Dès lors, une importante correspondance s’établit entre la comtesse et son fils. Considérations politiques et religieuses relatives au combat du Zentrum se mêlent aux encouragements à bien travailler et à réformer son caractère. Magnifiques lettres de cette mère exemplaire et profondément chrétienne ! Clément-Auguste fait de si rapides progrès que, quatre ans plus tard, il quitte le collège avec de brillants résultats. Et il se sent appelé à se donner à Dieu.
Le “ lion de Münster ” sans peur et sans reproche, selon sa devise : « Nec laudibus, nec timore ».

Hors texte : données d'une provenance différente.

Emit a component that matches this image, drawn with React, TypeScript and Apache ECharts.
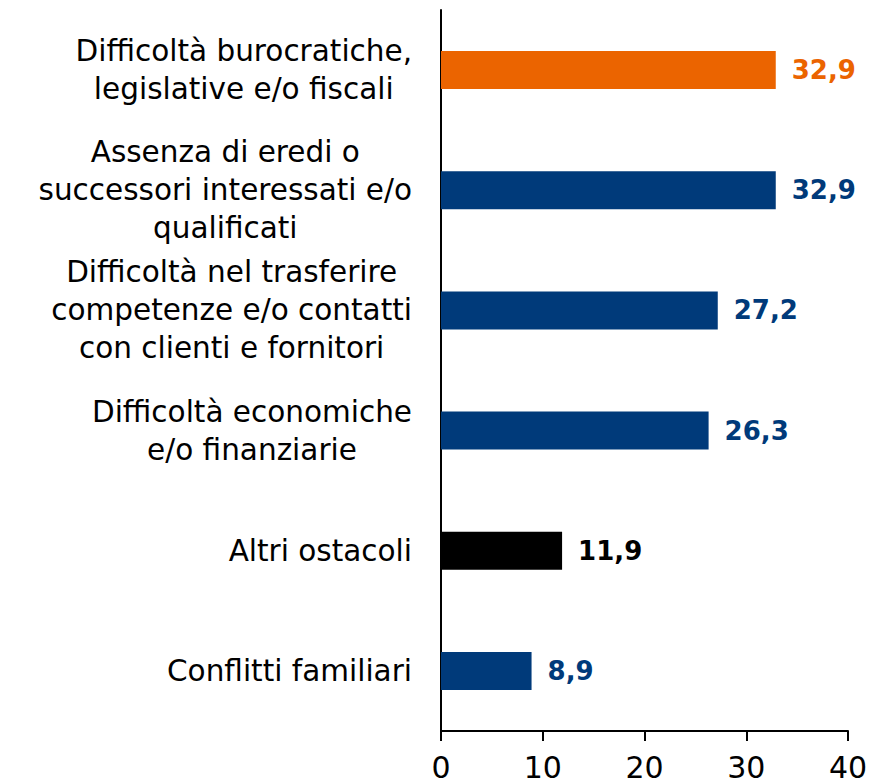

En 1896, ayant obtenu leur bac, les deux frères sont envoyés à Fribourg, en Suisse, pour approfondir leurs connaissances. Clément-Auguste s’ouvre de sa vocation au Père Schäffer et, sur son conseil, s’inscrit en 1898 au petit séminaire jésuite d’Innsbruck (Autriche), non sans combat intérieur, lui qui est si attaché au foyer paternel. Là, notre jeune séminariste découvre avec émerveillement l’histoire de l’Église, les beautés de la liturgie, la richesse de l’enseignement théologique.
Le supérieur, le Père Hoffman qui a la réputation d’être un saint, enseigne à ses séminaristes que la dévotion au Sacré-Cœur est « la source et la richesse de toutes les grâces sacerdotales. » Souvenons-nous qu’un an plus tôt, sur la demande de Notre-Seigneur à mère Marie du Divin Cœur, Léon XIII a consacré le monde au Sacré-Cœur. Clément-Auguste puise dans cette dévotion toute son intimité avec le divin Maître.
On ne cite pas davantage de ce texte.